The statute also requires those merchants to provide notices to their customers — both at the time of the transaction and by an annual First Class mailing — of their obligation to self-report taxes. The DMA filed its lawsuit in the United States District Court in Denver and obtained both a preliminary injunction and a permanent injunction barring the state from enforcing the law. The federal district court found that the statute violated the Commerce Clause of the United States Constitution because it discriminated against out-of-state retailers and was a burden on interstate commerce.
The injunction was dissolved, however, in late 2013 after the United States Court of Appeals for the Tenth Circuit ruled that a federal law known as the Tax Injunction Act (TIA) deprived the federal district court of jurisdiction to hear the case. The appellate court ruled that only the state courts in Colorado had jurisdiction over a challenge to the way the state's taxes are administered — even if the objection is based on federal constitutional grounds and doesn't involve the appeal of a tax assessment.

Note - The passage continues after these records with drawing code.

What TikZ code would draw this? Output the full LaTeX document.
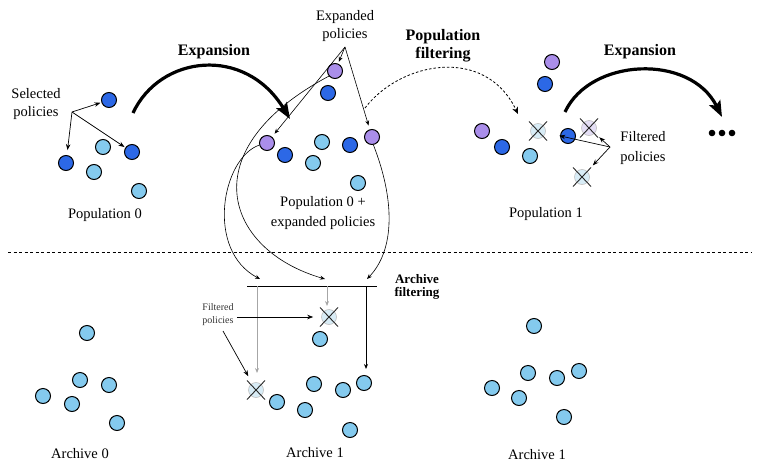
\documentclass[tikz,border=0pt]{standalone}
\usepackage{fontspec}
\setmainfont{Liberation Serif}
\usetikzlibrary{arrows.meta}
\definecolor{dkblue}{RGB}{44,104,230}
\definecolor{ltblue}{RGB}{132,202,238}
\definecolor{purp}{RGB}{170,142,234}
\definecolor{ltfade}{RGB}{216,236,246}
\definecolor{pufade}{RGB}{228,222,245}
\newcommand\crossit[1]{\draw[crossln] ([shift={(-9,-9.5)}]#1.center) -- ([shift={(9,9.5)}]#1.center) ([shift={(-9,9.5)}]#1.center) -- ([shift={(9,-9.5)}]#1.center);}
\begin{document}
\begin{tikzpicture}[x=1pt,y=-1pt,
  dot/.style={circle,draw=black,line width=1pt,minimum size=15pt,inner sep=0pt},
  dk/.style={dot,fill=dkblue},
  lt/.style={dot,fill=ltblue},
  pu/.style={dot,fill=purp},
  gonel/.style={circle,draw=black!25,line width=0.6pt,minimum size=15pt,inner sep=0pt,fill=ltfade},
  gonep/.style={circle,draw=black!25,line width=0.6pt,minimum size=15pt,inner sep=0pt,fill=pufade},
  crossln/.style={line width=0.9pt,black!85},
  lab/.style={font=\fontsize{14.5}{18}\selectfont,align=center,inner sep=0pt},
  labw/.style={font=\fontsize{14.5}{20}\selectfont,align=center,inner sep=0pt},
  blab/.style={font=\bfseries\fontsize{16}{18}\selectfont,align=center,inner sep=0pt},
  sblab/.style={font=\bfseries\fontsize{13}{13.5}\selectfont,align=center,inner sep=0pt},
  tlab/.style={font=\fontsize{10}{13}\selectfont,align=center,inner sep=0pt,text=black!80},
  thinarr/.style={-{Stealth[length=6pt,width=4.5pt]},line width=0.7pt},
  curvarr/.style={-{Stealth[length=5pt,width=4pt]},line width=0.6pt},
  exparr/.style={-{Stealth[length=16pt,width=12pt,inset=3pt]},line width=3.2pt},
  sepline/.style={line width=0.8pt,dash pattern=on 3pt off 2.5pt}
]
\useasboundingbox (0,0) rectangle (762,463);

% ---------- Population 0 ----------
\node[dk] (s1) at (109,100) {};
\node[dk] (s2) at (66,163) {};
\node[dk] (s3) at (132,152) {};
\node[lt] (p01) at (103,147) {};
\node[lt] (p02) at (94,172) {};
\node[lt] (p03) at (139,191) {};
\node[lab] (sel) at (36,104) {Selected\\policies};
\coordinate (selO) at (72,112);
\draw[thinarr,shorten >=1pt] (selO) -- (s1);
\draw[thinarr,shorten >=5pt] (selO) -- (s2);
\draw[thinarr,shorten >=1pt] (selO) -- (s3);
\node[lab] (pop0) at (105,215) {Population 0};

% ---------- Expansion 1 ----------
\coordinate (ex1s) at (133,113);
\coordinate (ex1e) at (290,119);
\draw[exparr] (ex1s) .. controls (160,55) and (245,45) .. (ex1e);
\node[blab] (exl1) at (214,52) {Expansion};

% ---------- Population 0 + expanded ----------
\node[pu] (e1) at (335,71) {};
\node[dk] (m1) at (328,93) {};
\node[pu] (e2) at (267,143) {};
\node[dk] (m2) at (285,155) {};
\node[lt] (m3) at (322,142) {};
\node[dk] (m4) at (350,145) {};
\node[pu] (e3) at (372,137) {};
\node[lt] (m5) at (313,163) {};
\node[lt] (m6) at (358,183) {};
\node[lab] (expl) at (345,26) {Expanded\\policies};
\coordinate (expO) at (345,47);
\draw[curvarr,shorten >=2pt] (expO) -- (e1);
\draw[curvarr,shorten >=4pt] (expO) -- (e2);
\draw[curvarr,shorten >=4pt] (expO) -- (e3);
\node[labw] (pop0e) at (323,213) {Population 0 +\\expanded policies};

% ---------- Archive filtering bar ----------
\coordinate (barL) at (247,286);
\coordinate (barR) at (377,286);
\draw[line width=0.8pt] (barL) -- (barR);
\coordinate (inL) at (260,279);
\coordinate (inM) at (325,279);
\coordinate (inR) at (367,279);
\draw[curvarr] (e2.195) .. controls (222,158) and (205,250) .. (inL);
\draw[curvarr] (e1.220) .. controls (190,150) and (225,250) .. (inM);
\draw[curvarr] (e3.280) .. controls (395,200) and (395,250) .. (inR);
\node[sblab] (arf) at (417,287) {Archive\\filtering};

% ---------- Separator ----------
\coordinate (sepL) at (8,252);
\coordinate (sepR) at (752,252);
\draw[sepline] (sepL) -- (sepR);

% ---------- Population filtering ----------
\node[blab] (pfl) at (443,46) {Population\\filtering};
\coordinate (pfe) at (518,114);
\draw[-{Stealth[length=7pt,width=6pt]},line width=0.8pt,dash pattern=on 2.5pt off 2pt]
  (e1.east |- 0,108) ++(22,0) .. controls (400,62) and (485,45) .. (pfe);

% ---------- Population 1 ----------
\node[pu] (q1) at (552,62) {};
\node[dk] (q2) at (545,84) {};
\node[pu] (q3) at (482,131) {};
\node[dk] (q4) at (502,147) {};
\node[lt] (q5) at (530,156) {};
\node[gonel] (f1) at (538,131) {};
\crossit{f1}
\node[dk] (q6) at (568,136) {};
\node[gonep] (f2) at (589,128) {};
\crossit{f2}
\node[gonel] (f3) at (582,177) {};
\crossit{f3}
\node[lab] (pop1) at (546,214) {Population 1};
\node[labw] (filr) at (643,148) {Filtered\\policies};
\coordinate (filO) at (610,147);
\draw[thinarr,shorten >=14pt] (filO) -- (f1);
\draw[thinarr,shorten >=6pt] (filO) -- (f2);
\draw[thinarr,shorten >=8pt] (filO) -- (f3);

% ---------- Expansion 2 ----------
\coordinate (ex2s) at (565,112);
\coordinate (ex2e) at (722,117);
\draw[exparr] (ex2s) .. controls (590,58) and (690,53) .. (ex2e);
\node[blab] (exl2) at (640,52) {Expansion};
\fill (712,133) circle (3.3pt) (722,133) circle (3.3pt) (732,133) circle (3.3pt);

% ---------- Archive 0 ----------
\node[lt] (a01) at (87,333) {};
\node[lt] (a02) at (80,380) {};
\node[lt] (a03) at (109,385) {};
\node[lt] (a04) at (43,396) {};
\node[lt] (a05) at (72,404) {};
\node[lt] (a06) at (117,423) {};
\node[lab] (arc0) at (80,454) {Archive 0};

% ---------- Archive 1 (middle) ----------
\node[gonel] (g1) at (329,317) {};
\crossit{g1}
\node[gonel] (g2) at (256,390) {};
\crossit{g2}
\node[lt] (a11) at (320,339) {};
\node[lt] (a12) at (277,402) {};
\node[lt] (a13) at (314,384) {};
\node[lt] (a14) at (305,410) {};
\node[lt] (a15) at (343,390) {};
\node[lt] (a16) at (364,383) {};
\node[lt] (a17) at (350,430) {};
\coordinate (oL) at (257,286);
\coordinate (oM) at (327,286);
\coordinate (oR) at (366,286);
\draw[curvarr,black!35,line width=0.9pt] (oL) -- (oL |- 0,373);
\draw[curvarr,black!35,line width=0.9pt] (oM) -- (oM |- 0,306);
\draw[curvarr,line width=0.9pt] (oR) -- (oR |- 0,369);
\node[tlab] (film) at (218,315) {Filtered\\policies};
\draw[thinarr,shorten >=8pt] (film.east |- g1) ++(3,0) -- (g1);
\draw[thinarr,shorten >=8pt] (223,331) -- (g2);
\node[lab] (arc1) at (315,453) {Archive 1};

% ---------- Archive 1 (right) ----------
\node[lt] (b11) at (534,326) {};
\node[lt] (b12) at (528,373) {};
\node[lt] (b13) at (557,378) {};
\node[lt] (b14) at (579,371) {};
\node[lt] (b15) at (492,388) {};
\node[lt] (b16) at (519,398) {};
\node[lt] (b17) at (564,417) {};
\node[lab] (arc1r) at (537,455) {Archive 1};
\end{tikzpicture}
\end{document}
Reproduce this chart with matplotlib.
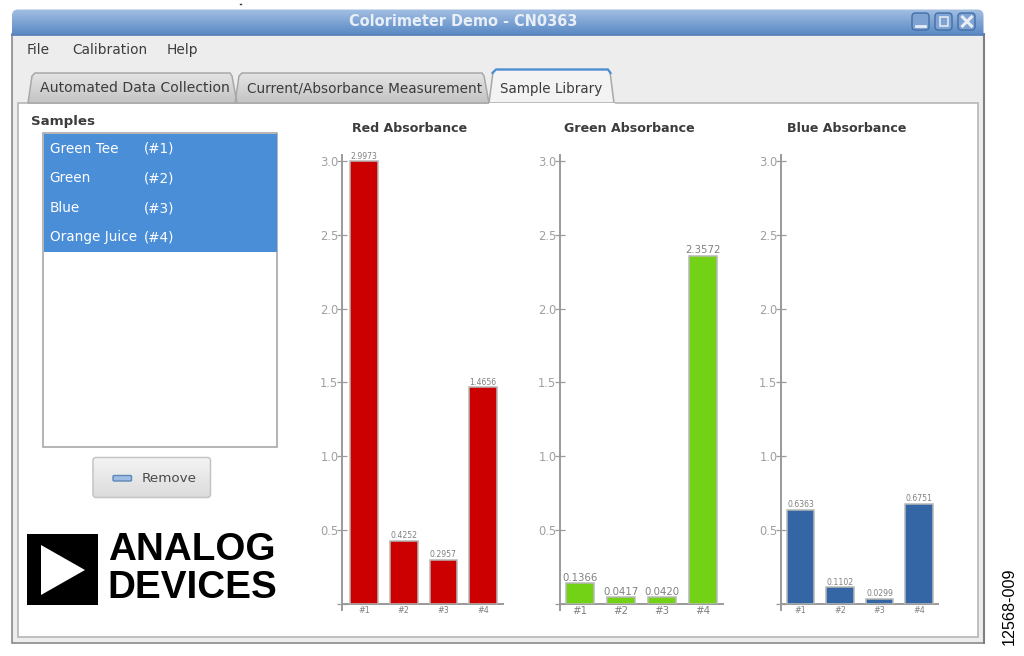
import numpy as np
import matplotlib
matplotlib.use("Agg")
import matplotlib.pyplot as plt
from matplotlib.patches import FancyBboxPatch, Polygon, Rectangle

plt.rcParams.update({
    "font.family": ["DejaVu Sans"],
    "figure.dpi": 100,
})

W, H = 1024, 656

LABELS = ["#1", "#2", "#3", "#4"]
RED_VALUES = [2.9973, 0.4252, 0.2957, 1.4656]
GREEN_VALUES = [0.1366, 0.0417, 0.0420, 2.3572]
BLUE_VALUES = [0.6363, 0.1102, 0.0299, 0.6751]
YTICKS = [0.5, 1.0, 1.5, 2.0, 2.5, 3.0]
SAMPLES = ["Green Tee", "Green", "Blue", "Orange Juice"]
SAMPLE_IDS = ["(#1)", "(#2)", "(#3)", "(#4)"]
MENUS = ["File", "Calibration", "Help"]

BAR_RED = "#cc0000"
BAR_GREEN = "#73d216"
BAR_BLUE = "#3465a4"
EDGE = "#b8b8b8"
AXIS = "#9a9a9a"
TICK_TEXT = "#a0a0a0"
DARK = "#3c3c3c"
SELECT = "#4a8ed8"


def rounded(ax, x0, y0, x1, y1, r, **kw):
    p = FancyBboxPatch((x0 + r, y0 + r), x1 - x0 - 2 * r, y1 - y0 - 2 * r,
                       boxstyle=f"round,pad={r},rounding_size={r}", **kw)
    ax.add_patch(p)
    return p


def gradient(ax, x0, y0, x1, y1, top, bottom, clip=None, zorder=1):
    c0 = np.array(matplotlib.colors.to_rgb(top))
    c1 = np.array(matplotlib.colors.to_rgb(bottom))
    t = np.linspace(0, 1, 32)[:, None, None]
    img = c0[None, None, :] * (1 - t) + c1[None, None, :] * t
    im = ax.imshow(img, extent=(x0, x1, y1, y0), aspect="auto", zorder=zorder,
                   interpolation="bilinear")
    if clip is not None:
        im.set_clip_path(clip)
    return im


def tab(ax, x0, x1, top, fill_top, fill_bottom, edge, label, size, color=DARK):
    pts = [(x0, 103), (x0 + 4, top + 3), (x0 + 7, top), (x1 - 7, top), (x1 - 5, top + 3), (x1, 103)]
    poly = Polygon(pts, closed=True, fc="none", ec=edge, lw=1.1, zorder=3)
    ax.add_patch(poly)
    gradient(ax, x0, top, x1, 103, fill_top, fill_bottom, clip=poly, zorder=2)
    ax.text((x0 + x1) / 2 + 2.5, 88.5, label, fontsize=size, color=color, ha="center", va="center", zorder=4)


def draw_window(fig):
    ax = fig.add_axes([0, 0, 1, 1], zorder=0)
    ax.set_xlim(0, W)
    ax.set_ylim(H, 0)
    ax.axis("off")

    # frame
    ax.add_patch(Rectangle((12, 34), 971.5, 609, fc="#ededed", ec="#8a8a8a", lw=1.2, zorder=1))
    ax.add_patch(Rectangle((17.5, 103), 960.5, 534, fc="white", ec="#b5b5b5", lw=1.2, zorder=1))
    ax.plot([984, 984], [34, 643], color="#808080", lw=1.5, zorder=1)

    # title bar
    bar = rounded(ax, 12, 9.5, 983.5, 45, 6, fc="none", ec="none", zorder=2)
    gradient(ax, 12, 9.5, 983.5, 34.5, "#a3bfe2", "#5c8bc6", clip=bar, zorder=2)
    ax.plot([12, 983.5], [34.5, 34.5], color="#4f7db8", lw=1.2, zorder=3)
    ax.text(463, 22, "Colorimeter Demo - CN0363", fontsize=10.45, color="#e9eff7", fontweight="bold",
            ha="center", va="center", zorder=4)
    for x0 in (912, 935, 958):
        rounded(ax, x0, 13, x0 + 17, 30, 3.5, fc="#7fa3d2", ec="#426fa8", lw=1, zorder=4)
    ax.plot([916, 925], [26, 26], color="#e8eef6", lw=2, zorder=5)
    ax.add_patch(Rectangle((939.5, 17), 8, 9, fc="none", ec="#e8eef6", lw=1.1, zorder=5))
    ax.plot([962.5, 971.5], [17, 26], color="#e8eef6", lw=2.2, zorder=5)
    ax.plot([962.5, 971.5], [26, 17], color="#e8eef6", lw=2.2, zorder=5)

    # menu
    for x, name in zip((27, 72, 167), MENUS):
        ax.text(x, 50, name, fontsize=9.9, color=DARK, va="center", zorder=4)

    # tabs
    tab(ax, 28, 237, 73, "#e4e4e4", "#c4c4c4", "#a8a8a8", "Automated Data Collection", 10.1)
    tab(ax, 235, 489, 73, "#e4e4e4", "#c4c4c4", "#a8a8a8", "Current/Absorbance Measurement", 9.8)
    ax.add_patch(Polygon([(489, 103), (493, 72), (496, 69.5), (608, 69.5), (610, 72), (614, 103)],
                         closed=True, fc="#f3f3f3", ec="#a8a8a8", lw=1.1, zorder=4))
    ax.plot([492.5, 496, 608, 610.5], [73, 69.5, 69.5, 73], color="#4a8ed8", lw=1.6, zorder=5)
    ax.plot([489.5, 613.5], [103.5, 103.5], color="white", lw=1.5, zorder=5)
    ax.text(551, 88.5, "Sample Library", fontsize=9.75, color=DARK, ha="center", va="center", zorder=6)

    # sample list
    ax.text(31, 122, "Samples", fontsize=9.6, color=DARK, fontweight="bold", va="center", zorder=4)
    ax.add_patch(Rectangle((43, 133), 234, 314, fc="white", ec="#a0a0a0", lw=1.1, zorder=2))
    ax.add_patch(Rectangle((43.5, 133.5), 233.5, 118, fc=SELECT, ec="none", zorder=3))
    for y, name, sid in zip((149, 178.5, 208, 237.5), SAMPLES, SAMPLE_IDS):
        ax.text(49.5, y, name, fontsize=9.8, color="white", va="center", zorder=4)
        ax.text(144, y, sid, fontsize=9.8, color="white", va="center", zorder=4)

    # remove button
    btn = rounded(ax, 93, 457.5, 210.5, 497.5, 3, fc="none", ec="#c4c4c4", lw=1.1, zorder=3)
    gradient(ax, 93, 457.5, 210.5, 497.5, "#f4f4f4", "#dcdcdc", clip=btn, zorder=2)
    rounded(ax, 113, 475.5, 131.5, 481, 1.2, fc="#9dbde4", ec="#5d86ba", lw=1, zorder=4)
    ax.text(142, 478, "Remove", fontsize=9.7, color="#4a4a4a", va="center", zorder=4)

    # logo
    ax.add_patch(Rectangle((27, 534), 70.5, 70.5, fc="black", ec="none", zorder=3))
    ax.add_patch(Polygon([(41, 545), (85, 570), (41, 595)], closed=True, fc="white", ec="none", zorder=4))
    ax.text(108, 550.5, "ANALOG", family="Liberation Sans", fontweight="bold", fontsize=27.8,
            color="black", va="center", zorder=4)
    ax.text(107, 588.5, "DEVICES", family="Liberation Sans", fontweight="bold", fontsize=27.8,
            color="black", va="center", zorder=4)

    # outside the window
    ax.text(1009, 606, "12568-009", family="Liberation Sans", fontsize=11.6, color="black",
            rotation=90, ha="center", va="center", zorder=4)
    ax.plot([240, 241], [3.5, 3.5], color="#333333", lw=1, zorder=4)


def bar_chart(fig, left, right, first, step, values, color, title, title_x, val_fs, tick_fs):
    base, top, unit = 603.5, 155.0, 147.5
    ax = fig.add_axes([left / W, 1 - base / H, (right - left) / W, (base - top) / H],
                      facecolor="none", zorder=2)
    ax.set_xlim((left - first) / step, (right - first) / step)
    ax.set_ylim(0, (base - top) / unit)
    bars = ax.bar(range(len(values)), values, width=0.7, color=color, edgecolor=EDGE, lw=1.1, zorder=3)
    ax.bar_label(bars, labels=[f"{v:.4f}" for v in values], fontsize=val_fs, color="#808080", padding=0.5)

    for s in ("top", "right"):
        ax.spines[s].set_visible(False)
    for s in ("left", "bottom"):
        ax.spines[s].set_color(AXIS)
        ax.spines[s].set_linewidth(1.4)
    ax.spines["left"].set_bounds(-6 / unit, ax.get_ylim()[1])

    ax.set_yticks([0] + YTICKS, labels=[""] + [f"{t:.1f}" for t in YTICKS])
    ax.tick_params(axis="y", direction="inout", length=7, width=0.9, color=AXIS,
                   labelsize=8.3, labelcolor=TICK_TEXT, pad=-1)
    ax.set_xticks(range(len(values)), labels=LABELS)
    ax.tick_params(axis="x", length=0, labelsize=tick_fs, labelcolor="#808080", pad=2)

    fig.text(title_x / W, 1 - 128 / H, title, fontsize=9.1, color=DARK, fontweight="bold",
             ha="center", va="center")
    return ax


def main():
    fig = plt.figure(figsize=(W / 100, H / 100), facecolor="white")
    draw_window(fig)
    bar_chart(fig, 342, 503, 364, 39.7, RED_VALUES, BAR_RED, "Red Absorbance", 410, 5.6, 5.8)
    bar_chart(fig, 560, 723, 580, 41, GREEN_VALUES, BAR_GREEN, "Green Absorbance", 629, 7.3, 7.4)
    bar_chart(fig, 781, 938, 800.5, 39.5, BLUE_VALUES, BAR_BLUE, "Blue Absorbance", 847, 5.6, 5.8)
    fig.savefig("out.png", dpi=100)
    plt.close(fig)


if __name__ == "__main__":
    main()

The DMA lawsuit objects to the notice and reporting obligations imposed on out-of-state retailers. Because the DMA believed that the appellate court ruling was incorrect, as well as being in conflict with the jurisdictional standard adopted by United States Courts of Appeal in other parts of the country, it filed a petition for a writ of certiorari asking the United States Supreme Court to review the decision. On July 1, 2014, the U.S. Supreme Court granted the DMA's petition, and the case will be scheduled for oral argument beginning in December of this year. The Supreme Court accepts review in only about 70 out of 7,000 petitions filed each year (a mere 1 percent).